In much the same way as Dylan constantly reinvents his songs and performs new, experimental versions of them on stage, he reimagined his Drawn Blank sketches into a series of paintings, and these subsequently became prints. They are among Dylan’s most sought-after in today’s market, and they display his talent as a colourist while offering a poetic yet unpretentious glimpse of his life on tour. It was also in the Drawn Blank series that Dylan’s Train Tracks sketch first appeared; it has subsequently become its own print series, and it’s widely thought of as being Dylan’s most iconic image.
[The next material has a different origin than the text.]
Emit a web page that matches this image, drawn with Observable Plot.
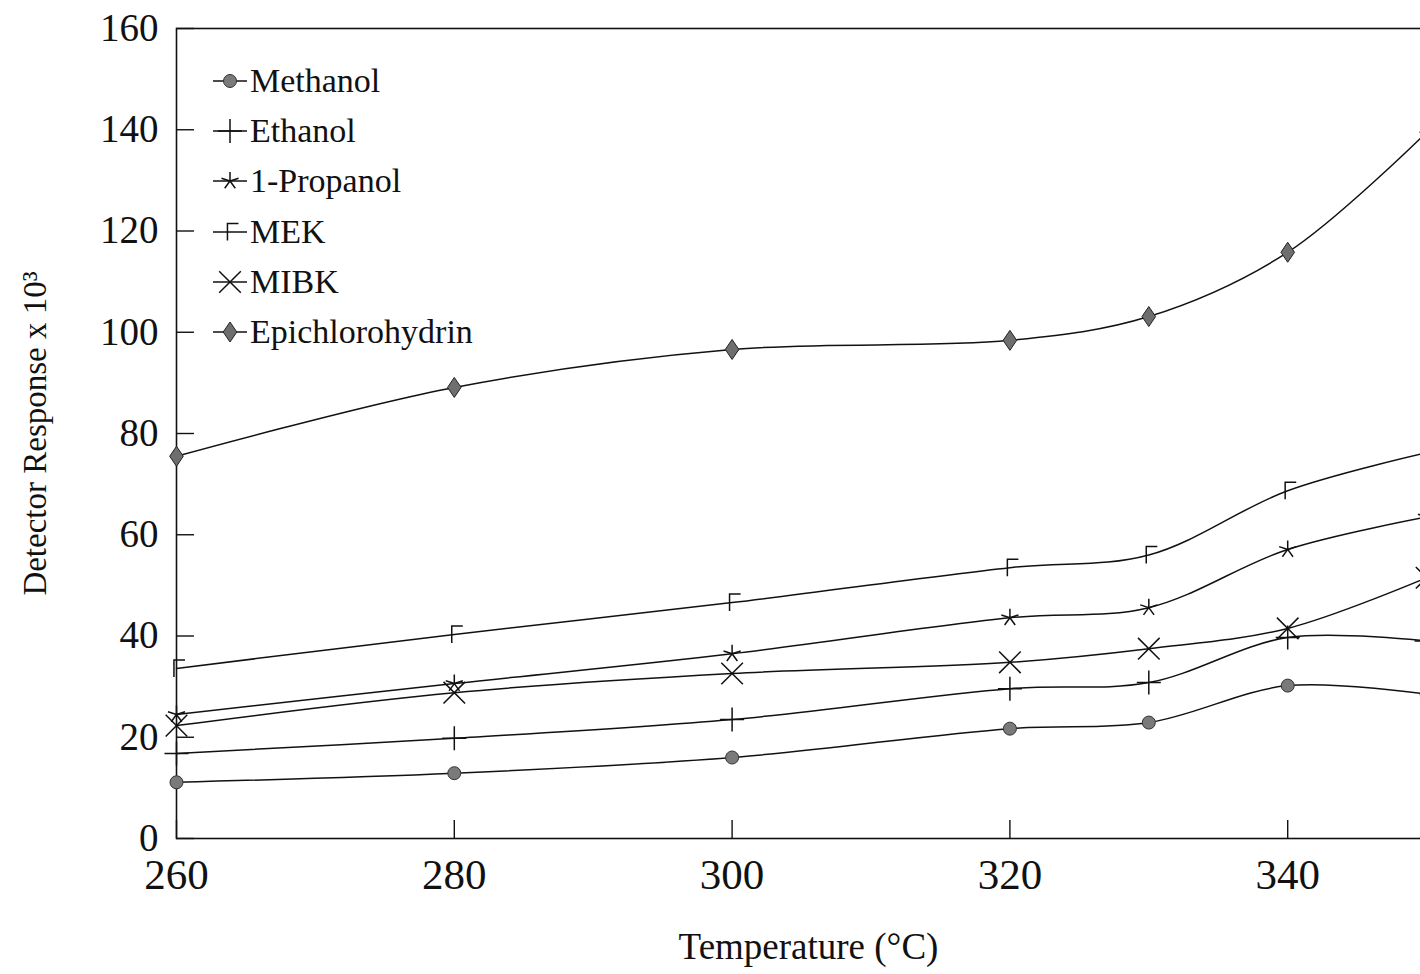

Mondo Scripto/Knockin’ on Heaven’s Door (From The Mondo Scripto Series)
Bob Dylan’s Mondo Scripto series is a stunning visual expression of the lyrics of some of his most legendary songs, including ‘Like A Rolling Stone’, ‘All Along The Watchtower’, and ‘Mr. Tambourine Man’. Originally handwritten on paper with accompanying pencil drawings, the lithographs give a glimpse of Dylan’s own interpretation of his poetic lyrics, with some drawings having obvious links to the songs, and others being more cryptic.
Within the Mondo Scripto collection is also a portfolio of prints focusing on one of Dylan’s most iconic songs: ‘Knockin’ on Heaven’s Door’. First written for the soundtrack of the 1973 revisionist Western, Pat Garrett and Billy the Kid (which also starred Dylan), the song has been covered countless times in the decades since by music greats including Eric Clapton and Guns N’ Roses. It is due to songs such as this that Dylan became the first ever singer-songwriter to win the Nobel Prize for Literature in 2016.
Dylan’s Knockin’ on Heaven’s Door portfolio dissects the brief song line by line, with each line accompanied by a relevant drawing, which can be, by turns, tragic, comical, or thought-provoking. In November 2023, Roseberys sold the boxed Mondo Scripto and Knockin’ on Heaven’s Door portfolios for £20,000.

Train Tracks
Dylan’s Train Tracks may well be his most famous and best loved image, so much so that there is an entire series of prints based on it. Its popularity can partly be attributed to the fact that it captures something of the restlessness that imbues so many of Dylan’s songs, as well as his public persona – he is, after all, the man Joan Baez called “the original vagabond” who “burst on the scene already a legend.” This silkscreen of Train Tracks from 2019 highlights Dylan’s masterful use of colour and instinctive, energetic lines, and it was sold by Roseberys in September 2023 for £15,900.

The Complete 2008 Folio Of 12 Prints (Woman In Red Lion Pub/Man On Bridge/Train Tracks)
All three of these images initially appeared in Dylan’s Drawn Blank series; in this 2008 folio, each of the graphics is reworked four times as the artist plays with the effect of colour and tone, experimenting with how they change the feel of the image. As Dylan once wrote, “every picture spoke a different language to me as the various colours were applied.” The 12 prints were sold by Roseberys in June 2024 for £14,000.